İslâmî terbiye ile yetişen ve Risâle-i Nur dairesinde; “Necisin? Nereden geliyorsun? Nereye gidiyorsun?” sorularına ikna edici cevaplar bulup hayatın gayesini öğrenen çocuk, dünyada anne ve babasına itaat, hürmet ve hizmet eder, vefatlarından sonra da hasenatı ile onların amel defterlerine sevap yazdırmakla, ahirette de derecesine göre onlara şefaat eder.

SONUÇ:

“Hem her insanın küçük bir dünyası, belki küçük bir cenneti dahi kendi hanesidir. Eğer iman-ı ahiret o hanenin saadetinde hükmetmezse, o aile efradı, her biri şefkat ve muhabbet ve alâkadarlığı derecesinde elim endişeler ve azaplar çeker. O cenneti, cehenneme döner veyahut muvakkat eğlenceler ve sefahatlerle aklını meşgul edip uyutur.”

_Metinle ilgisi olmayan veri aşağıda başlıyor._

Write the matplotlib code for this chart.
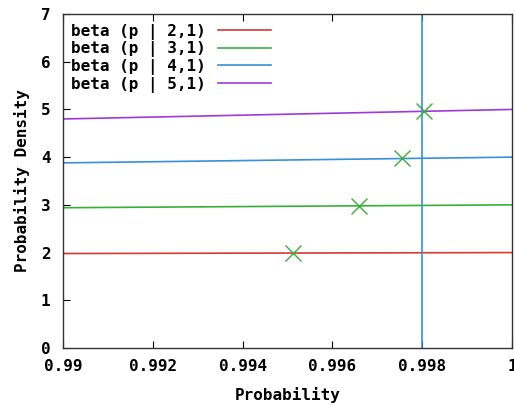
import matplotlib
matplotlib.use("Agg")
import matplotlib.pyplot as plt

# Data
x_curve = [0.99, 0.995, 1.0]
beta_2_1 = [1.98, 1.99, 2.0]
beta_3_1 = [2.94, 2.97, 3.0]
beta_4_1 = [3.88, 3.94, 4.0]
beta_5_1 = [4.80, 4.90, 5.0]
labels = ["beta (p | 2,1)", "beta (p | 3,1)", "beta (p | 4,1)", "beta (p | 5,1)"]
colors = ["#d83838", "#38b038", "#3890d8", "#a038d8"]

mark_x = [0.99512, 0.99659, 0.99755, 0.99804]
mark_y = [1.99, 2.98, 3.98, 4.97]
vline_x = 0.998

xticks = [0.99, 0.992, 0.994, 0.996, 0.998, 1.0]
xticklabels = ["0.99", "0.992", "0.994", "0.996", "0.998", "1"]
yticks = [0, 1, 2, 3, 4, 5, 6, 7]

plt.rcParams['font.family'] = ['DejaVu Sans Mono']
plt.rcParams['font.weight'] = 'bold'

FS = 11.5

fig = plt.figure(figsize=(5.14, 4.05), dpi=100)
ax = fig.add_axes([63/514, 1-348/405, 449/514, 334/405])

series = [beta_2_1, beta_3_1, beta_4_1, beta_5_1]
for ys, lab, c in zip(series, labels, colors):
    ax.plot(x_curve, ys, color=c, lw=1.2, label=lab)

ax.axvline(vline_x, color=colors[2], lw=1.2)
ax.plot(mark_x, mark_y, linestyle='none', marker='x', color="#38b038",
        markersize=11, markeredgewidth=1.0)

ax.set_xlim(0.99, 1.0)
ax.set_ylim(0, 7)
ax.set_xticks(xticks)
ax.set_xticklabels(xticklabels)
ax.set_yticks(yticks)
ax.tick_params(axis='both', direction='in', length=5, labelsize=FS,
               top=True, right=False)
ax.tick_params(axis='x', pad=8)
ax.tick_params(axis='y', pad=9)
for lbl in ax.get_xticklabels() + ax.get_yticklabels():
    lbl.set_fontweight('bold')
for s in ax.spines.values():
    s.set_color("#333333")
    s.set_linewidth(1.0)

ax.set_xlabel("Probability", fontsize=FS, fontweight='bold', labelpad=9)
ax.set_ylabel("Probability Density", fontsize=FS, fontweight='bold', labelpad=8)

leg = ax.legend(loc='upper left', frameon=False, markerfirst=False,
                prop={'family': 'DejaVu Sans Mono', 'weight': 'bold', 'size': FS},
                handlelength=3.3, handletextpad=0.8, labelspacing=0.1,
                borderaxespad=0.0, borderpad=0.2,
                bbox_to_anchor=(0.01, 0.98))

fig.savefig("out.png", dpi=100)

“Eğer ahirete iman o haneye girse birden ışıklandıracak. Birbirleri arasındaki münasebet ve şefkat ve karabet ve muhabbet kısacık bir zaman ölçüsüyle değil, belki dar-ı ahirette, saadet-i ebediye de dahi o münasebetlerin devamı ölçüsüyle samimi hürmet eder, sever, şefkat eder, sadakat eder, kusurlarına bakmaz. Hakiki insaniyet saadeti o hanede inkişafa başlar.”

Aile çatısında ve meşru hayat modelinde, bizim varlığımızın mütemmimi kadınlara söylenecek her söz azdır ve yetersizdir. Aileyi dejenere etmeye çalışanlara karşı, huzurun meclisi olan aile temelini ve üzerine inşa edilen çatısını, mahremiyetin ve müspetin şuurunda yaşatmak aslî mükellefiyetimizdir.